One of the medical professionals to respond was Dr Ashish Jha, who was asked about Trump’s comments on MSNBC. After being played the clip of what the president had said, Dr Jha replied.

I don’t know where to begin. First of all it’s offensive. Second, attacking frontline health workers who have been saving American lives, despite this botched public health response, is doubly offensive. And then it’s just wrong. Right, doctors don’t get a single extra cent.

Now, hospitals do get reimbursed a little bit more if it’s a Covid pneumonia versus a non-Covid pneumonia, but they don’t go around committing large scale fraud. You have to test people, you have to show it.

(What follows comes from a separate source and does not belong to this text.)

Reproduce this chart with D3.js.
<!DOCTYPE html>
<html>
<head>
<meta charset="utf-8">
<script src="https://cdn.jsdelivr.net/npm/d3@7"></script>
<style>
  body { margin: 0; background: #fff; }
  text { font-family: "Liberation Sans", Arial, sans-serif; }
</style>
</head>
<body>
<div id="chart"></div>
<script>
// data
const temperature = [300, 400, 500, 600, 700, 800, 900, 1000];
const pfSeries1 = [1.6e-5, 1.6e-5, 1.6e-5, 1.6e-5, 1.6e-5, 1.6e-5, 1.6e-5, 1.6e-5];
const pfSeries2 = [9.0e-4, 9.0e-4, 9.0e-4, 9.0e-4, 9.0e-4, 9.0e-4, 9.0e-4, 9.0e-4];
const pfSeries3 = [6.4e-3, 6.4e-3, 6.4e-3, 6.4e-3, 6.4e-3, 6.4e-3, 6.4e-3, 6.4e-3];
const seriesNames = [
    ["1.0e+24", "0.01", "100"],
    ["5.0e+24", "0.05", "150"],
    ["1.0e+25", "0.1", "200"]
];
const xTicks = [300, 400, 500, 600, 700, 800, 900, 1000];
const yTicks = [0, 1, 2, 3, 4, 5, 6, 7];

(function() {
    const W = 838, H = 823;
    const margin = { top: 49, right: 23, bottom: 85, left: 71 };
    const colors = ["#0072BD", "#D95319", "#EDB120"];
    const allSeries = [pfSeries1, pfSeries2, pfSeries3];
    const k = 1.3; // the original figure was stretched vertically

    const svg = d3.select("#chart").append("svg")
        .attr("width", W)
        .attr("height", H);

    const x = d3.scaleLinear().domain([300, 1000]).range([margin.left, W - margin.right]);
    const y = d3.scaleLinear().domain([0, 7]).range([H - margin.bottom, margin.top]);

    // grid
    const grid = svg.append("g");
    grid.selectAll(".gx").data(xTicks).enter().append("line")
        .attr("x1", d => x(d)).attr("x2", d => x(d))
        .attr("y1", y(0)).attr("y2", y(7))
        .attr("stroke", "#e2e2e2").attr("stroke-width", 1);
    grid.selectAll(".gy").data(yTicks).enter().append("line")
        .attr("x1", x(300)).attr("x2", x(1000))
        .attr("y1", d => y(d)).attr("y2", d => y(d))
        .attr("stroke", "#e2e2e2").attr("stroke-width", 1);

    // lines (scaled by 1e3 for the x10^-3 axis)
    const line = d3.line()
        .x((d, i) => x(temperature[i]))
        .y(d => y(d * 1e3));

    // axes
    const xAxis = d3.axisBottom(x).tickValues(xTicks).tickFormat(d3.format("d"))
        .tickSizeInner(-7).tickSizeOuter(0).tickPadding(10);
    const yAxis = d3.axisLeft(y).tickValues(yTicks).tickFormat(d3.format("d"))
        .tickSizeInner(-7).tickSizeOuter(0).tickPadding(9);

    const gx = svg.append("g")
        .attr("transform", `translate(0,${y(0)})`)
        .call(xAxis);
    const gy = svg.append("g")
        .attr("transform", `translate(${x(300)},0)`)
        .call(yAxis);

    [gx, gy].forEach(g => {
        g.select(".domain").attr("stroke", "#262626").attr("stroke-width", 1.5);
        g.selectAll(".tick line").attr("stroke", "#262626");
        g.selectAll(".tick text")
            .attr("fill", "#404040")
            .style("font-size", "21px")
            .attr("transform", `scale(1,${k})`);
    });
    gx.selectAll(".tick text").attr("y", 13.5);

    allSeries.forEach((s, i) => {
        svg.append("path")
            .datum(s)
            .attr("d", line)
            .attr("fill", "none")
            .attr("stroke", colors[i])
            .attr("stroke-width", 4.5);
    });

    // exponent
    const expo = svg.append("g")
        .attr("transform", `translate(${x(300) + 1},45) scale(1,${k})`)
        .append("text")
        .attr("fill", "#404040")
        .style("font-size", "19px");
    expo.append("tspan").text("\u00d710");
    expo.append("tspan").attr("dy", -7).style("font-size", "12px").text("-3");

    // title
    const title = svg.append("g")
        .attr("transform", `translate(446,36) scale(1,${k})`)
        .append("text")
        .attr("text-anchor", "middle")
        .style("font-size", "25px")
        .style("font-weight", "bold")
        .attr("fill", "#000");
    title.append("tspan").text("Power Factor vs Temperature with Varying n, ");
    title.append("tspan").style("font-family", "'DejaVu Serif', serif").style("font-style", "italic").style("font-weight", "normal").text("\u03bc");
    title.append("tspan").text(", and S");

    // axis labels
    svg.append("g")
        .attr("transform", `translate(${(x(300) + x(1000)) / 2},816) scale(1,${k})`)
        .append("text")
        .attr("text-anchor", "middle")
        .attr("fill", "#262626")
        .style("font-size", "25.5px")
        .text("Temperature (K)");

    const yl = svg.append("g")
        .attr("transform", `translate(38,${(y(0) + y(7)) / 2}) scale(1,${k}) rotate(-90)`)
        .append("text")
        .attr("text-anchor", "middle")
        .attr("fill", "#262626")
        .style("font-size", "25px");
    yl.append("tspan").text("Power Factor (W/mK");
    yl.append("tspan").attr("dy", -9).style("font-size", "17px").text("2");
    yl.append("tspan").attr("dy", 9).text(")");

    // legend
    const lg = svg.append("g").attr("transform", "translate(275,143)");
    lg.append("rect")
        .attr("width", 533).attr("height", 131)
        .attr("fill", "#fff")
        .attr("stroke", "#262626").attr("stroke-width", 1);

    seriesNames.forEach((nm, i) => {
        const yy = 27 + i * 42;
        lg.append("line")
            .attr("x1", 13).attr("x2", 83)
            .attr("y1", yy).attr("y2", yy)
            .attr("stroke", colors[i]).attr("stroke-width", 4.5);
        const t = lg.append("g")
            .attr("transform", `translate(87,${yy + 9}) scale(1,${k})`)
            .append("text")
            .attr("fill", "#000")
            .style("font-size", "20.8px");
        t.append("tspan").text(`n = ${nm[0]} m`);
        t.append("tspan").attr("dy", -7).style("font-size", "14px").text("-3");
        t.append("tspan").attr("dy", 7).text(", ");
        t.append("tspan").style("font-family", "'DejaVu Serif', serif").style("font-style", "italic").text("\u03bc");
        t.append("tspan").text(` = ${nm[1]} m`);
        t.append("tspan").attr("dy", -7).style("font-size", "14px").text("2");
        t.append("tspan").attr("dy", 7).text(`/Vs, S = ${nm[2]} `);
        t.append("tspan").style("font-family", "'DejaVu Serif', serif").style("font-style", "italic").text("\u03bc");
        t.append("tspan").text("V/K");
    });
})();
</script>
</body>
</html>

And that was, by the way, designed, and it was a law passed and signed by this president, because we know it takes more money to take care of patients with Covid. Hospitals have to pay for PPE, because the federal government sure isn’t going to provide it. And so what we’ve done is we’ve taken a policy intervention that was reasonable, and turned it into an attack on American doctors and nurses, and it is really beyond the pale.

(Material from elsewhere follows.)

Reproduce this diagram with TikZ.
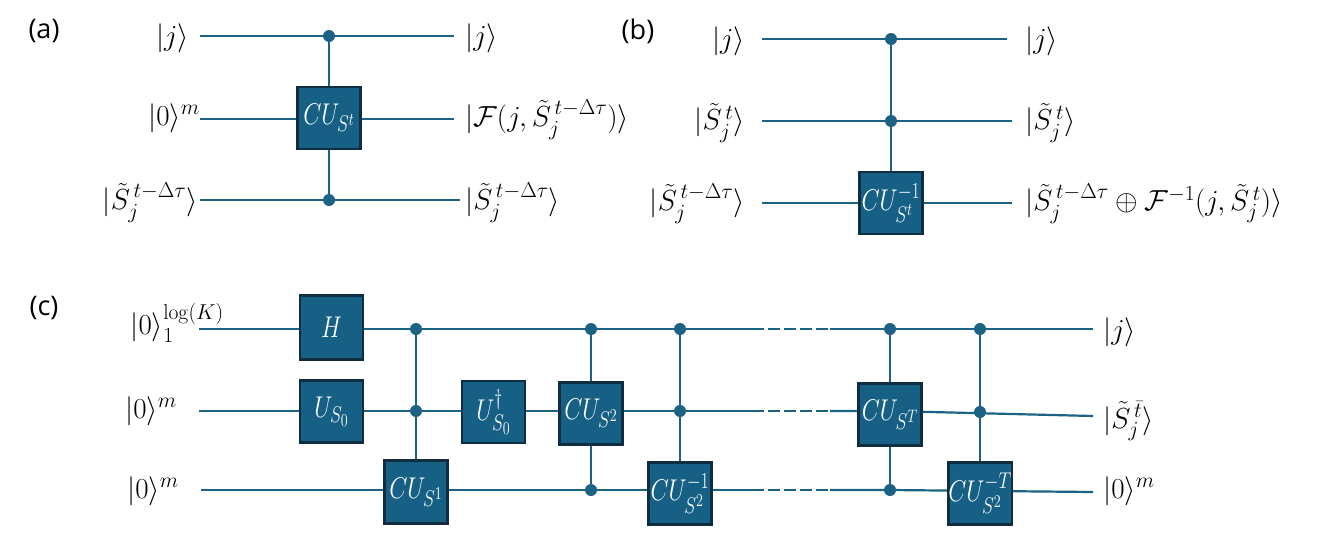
\RequirePackage{fix-cm}
\documentclass[tikz,border=0pt]{standalone}
\usepackage[no-math]{fontspec}
\usepackage{amsmath,amssymb,graphicx}
\setmainfont{Open Sans}
\DeclareMathSizes{25}{25}{19}{15}
\DeclareMathSizes{29}{29}{21.5}{16}
\definecolor{wirec}{HTML}{1B6285}
\definecolor{boxfill}{HTML}{176085}
\definecolor{boxline}{HTML}{0F2E42}
\newcommand{\tS}{\tilde{S}}
\newcommand{\kk}[1]{|#1\rangle}
\newcommand{\gt}[1]{\scalebox{0.94}[1.2]{$#1$}}
\tikzset{
  wire/.style={draw=wirec,line width=2.2pt},
  gate/.style={draw=boxline,line width=2.3pt,fill=boxfill,text=white,minimum width=63pt,minimum height=62pt,inner sep=0pt,font=\fontsize{25}{28}\selectfont},
  dot/.style={circle,fill=wirec,inner sep=0pt,minimum size=12pt},
  lab/.style={inner sep=0pt,font=\fontsize{29}{33}\selectfont},
  llab/.style={lab,anchor=east},
  rlab/.style={lab,anchor=west},
  tag/.style={inner sep=0pt,font=\fontsize{27}{31}\selectfont}
}
\begin{document}
\begin{tikzpicture}[x=1pt,y=-1pt]
\useasboundingbox[fill=white] (0,0) rectangle (1329,549);
% (a)
\node[tag] (ta) at (44,31) {(a)};
\node[llab] (a1) at (189,38) {$\kk{j}$};
\node[llab] (a2) at (200,118) {$\kk{0}^{m}$};
\node[llab] (a3) at (198,203) {$\kk{\tS_j^{\,t-\Delta\tau}}$};
\node[rlab] (b1) at (465,38) {$\kk{j}$};
\node[rlab] (b2) at (465,120) {$\kk{\mathcal{F}(j,\tS_j^{\,t-\Delta\tau})}$};
\node[rlab] (b3) at (465,203) {$\kk{\tS_j^{\,t-\Delta\tau}}$};
\coordinate (as1) at (200,36); \coordinate (ae1) at (454,36);
\coordinate (as2) at (200,119); \coordinate (ae2) at (454,119);
\coordinate (as3) at (200,200); \coordinate (ae3) at (460,200);
\node[dot] (ad1) at (329,36) {};
\node[dot] (ad3) at (329,200) {};
\draw[wire] (as1) -- (ae1);
\draw[wire] (as2) -- (ae2);
\draw[wire] (as3) -- (ae3);
\draw[wire] (ad1) -- (ad3);
\node[gate] (ga) at (329,118) {\gt{CU_{S^{t}}}};
% (b)
\node[tag] (tb) at (638,31) {(b)};
\node[llab] (c1) at (745,41) {$\kk{j}$};
\node[llab] (c2) at (745,123) {$\kk{\tS_j^{\,t}}$};
\node[llab] (c3) at (745,204) {$\kk{\tS_j^{\,t-\Delta\tau}}$};
\node[rlab] (d1) at (1025,41) {$\kk{j}$};
\node[rlab] (d2) at (1025,123) {$\kk{\tS_j^{\,t}}$};
\node[rlab] (d3) at (1025,204) {$\kk{\tS_j^{\,t-\Delta\tau}\oplus\mathcal{F}^{-1}(j,\tS_j^{\,t})}$};
\coordinate (bs1) at (762,39); \coordinate (be1) at (1007,39);
\coordinate (bs2) at (762,121); \coordinate (be2) at (1012,121);
\coordinate (bs3) at (762,203); \coordinate (be3) at (1012,203);
\node[dot] (bd1) at (891,39) {};
\node[dot] (bd2) at (891,121) {};
\node[gate] (gb) at (891,203) {\gt{CU_{S^{t}}^{-1}}};
\draw[wire] (bs1) -- (be1);
\draw[wire] (bs2) -- (be2);
\draw[wire] (bs3) -- (gb.west);
\draw[wire] (gb.east) -- (be3);
\draw[wire] (bd1) -- (gb.north);
% (c)
\node[tag] (tc) at (44,308) {(c)};
\node[llab] (e1) at (224,323) {$\kk{0}_{1}^{\log(K)}$};
\node[llab] (e2) at (177,411) {$\kk{0}^{m}$};
\node[llab] (e3) at (179,491) {$\kk{0}^{m}$};
\node[rlab] (f1) at (1103,332) {$\kk{j}$};
\node[rlab] (f2) at (1103,421) {$\kk{\tS_j^{\,\bar t}}$};
\node[rlab] (f3) at (1103,491) {$\kk{0}^{m}$};
\coordinate (cs1) at (199,329); \coordinate (cd1a) at (752,329); \coordinate (cd1b) at (830,329); \coordinate (ce1) at (1093,329);
\coordinate (cs2) at (199,411); \coordinate (cd2a) at (752,411); \coordinate (cd2b) at (830,411); \coordinate (ce2) at (1093,416);
\coordinate (cs3) at (201,490); \coordinate (cd3a) at (752,490); \coordinate (cd3b) at (830,490); \coordinate (ce3) at (1093,492);
\draw[wire] (cs1) -- (cd1a);
\draw[wire,dash pattern=on 12pt off 4pt] (cd1a) -- (cd1b);
\draw[wire] (cd1b) -- (ce1);
\draw[wire] (cs2) -- (cd2a);
\draw[wire,dash pattern=on 12pt off 4pt] (cd2a) -- (cd2b);
\draw[wire] (cd2b) -- (890,411) -- (ce2);
\draw[wire] (cs3) -- (cd3a);
\draw[wire,dash pattern=on 12pt off 4pt] (cd3a) -- (cd3b);
\draw[wire] (cd3b) -- (890,490) -- (ce3);
\node[dot] (d11) at (416,329) {};
\node[dot] (d12) at (416,411) {};
\node[dot] (d21) at (591,329) {};
\node[dot] (d23) at (591,490) {};
\node[dot] (d31) at (680,329) {};
\node[dot] (d32) at (680,411) {};
\node[dot] (d41) at (890,329) {};
\node[dot] (d43) at (890,490) {};
\node[dot] (d51) at (980,329) {};
\node[dot] (d52) at (980,412) {};
\node[gate,minimum height=64pt] (gh) at (331.5,327.5) {\gt{H}};
\node[gate] (gu) at (331.5,411.5) {\gt{U_{S_0}}};
\node[gate,minimum height=63pt] (g1) at (416,492) {\gt{CU_{S^{1}}}};
\node[gate] (gd) at (493.5,412) {\gt{U_{S_0}^{\dagger}}};
\node[gate] (g2) at (591,413.5) {\gt{CU_{S^{2}}}};
\node[gate] (g3) at (680,493.5) {\gt{CU_{S^{2}}^{-1}}};
\node[gate] (g4) at (890,414.5) {\gt{CU_{S^{T}}}};
\node[gate] (g5) at (980,493.5) {\gt{CU_{S^{2}}^{-T}}};
\draw[wire] (d11) -- (g1.north);
\draw[wire] (d21) -- (g2.north);
\draw[wire] (g2.south) -- (d23);
\draw[wire] (d31) -- (g3.north);
\draw[wire] (d41) -- (g4.north);
\draw[wire] (g4.south) -- (d43);
\draw[wire] (d51) -- (g5.north);
\end{tikzpicture}
\end{document}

Dr Jha is dean of the Brown University school of public health. You can watch his response here: MSNBC – Dr Jha on Trump’s claim that doctors are Inflating Covid deaths for money

Updated

Key events so far…

Hi, and welcome to our live coverage as the election campaign enters its last weekend. Here’s a quick catch-up on where we are, and what we might see today.

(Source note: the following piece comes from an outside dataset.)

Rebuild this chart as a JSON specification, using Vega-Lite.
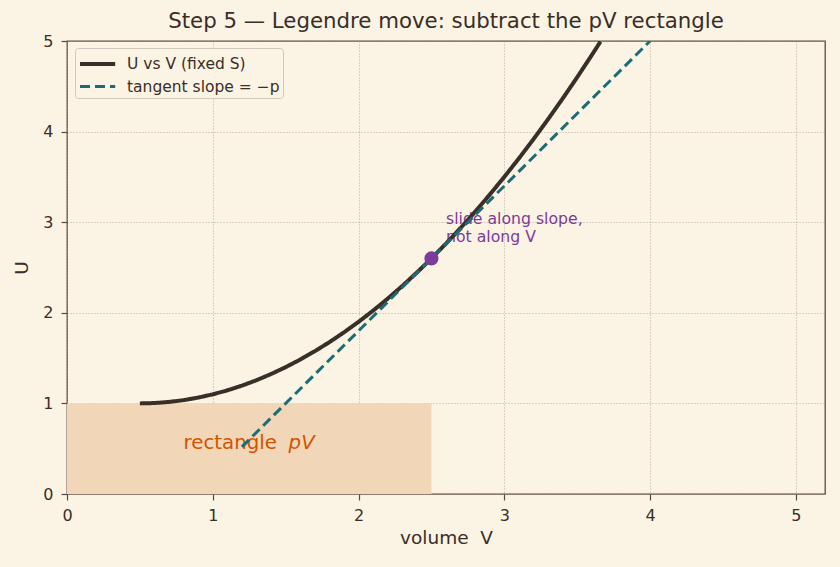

  • The US surpassed 9 million cases of coronavirus. According to Johns Hopkins University, 9,043,957 Americans have been diagnosed with coronavirus since the start of the pandemic. There are surges in dozens of states.
  • Trump falsely claimed doctors are diagnosing more cases of coronavirus to bolster their paychecks. “Our doctors get more money if someone dies from Covid. You know that, right? I mean, our doctors are very smart people,” Trump said at his rally in Michigan. In reality, health experts say the US death toll is likely to undercount how many Americans have died of coronavirus.
  • Joe Biden and Donald Trump both campaigned in the midwest, with just four days to go until election day. Trump stopped in Michigan and Biden in Iowa, and they held starkly different events in Wisconsin and Minnesota.
  • Trump criticized the supreme court for upholding an absentee ballot extension in North Carolina. The president said it was “crazy” that the justices ruled to allow North Carolina election officials to count ballots as long as they are postmarked by election day.
  • Twitter updated its policies around hacked materials, lifting restrictions that were placed on the account of the New York Post after it published a controversial Hunter Biden story a few weeks ago.
  • Joe Biden will be in Detroit today at a campaign event attended by Barack Obama and Stevie Wonder.
  • Donald Trump has four scheduled ‘Make America Great Again’ campaign stops in Pennsylvania today: Newtown, Reading, Butler and Montoursville.
  • You can join Guardian journalists Jonathan Freedland, Kenya Evelyn, David Smith and Sarah Churchwell online to chat about the election results in an online event next week. Find out more about our 4 November plans and book tickets here.

I’m Martin Belam, and I’ll be with you for the next few hours – you can drop me a line at martin.belam@theguardian.com

Here’s a clip of those comments from the president yesterday which have outraged members of the medical profession in the US. At his rally, Donald Trump said:

Our excess mortality rate is 42% lower than Europe. They’ve kept saying, Germany! Germany! Germany! First of all they have different ways of counting. You know in Germany, if you have a bad heart and you’re ready to die. Or if you have cancer and you’re going to be dying soon. And you catch Covid, that happens, we mark it down to Covid. You know, our doctors get more money if somebody dies from Covid. You know that, right?

I mean our doctors are very smart people. So what they do is, they say, I’m sorry, but you know everybody dies of Covid. But in Germany and other places, if you have a heart attack, or if you have cancer, you’re terminally ill, you catch Covid, they say you died of cancer, you died of a heart attack. With us? When in doubt, choose Covid.

Now, it’s true. Now, they’ll say ‘oh, it’s terrible what he said’, but that’s true. It’s like $2,000 more.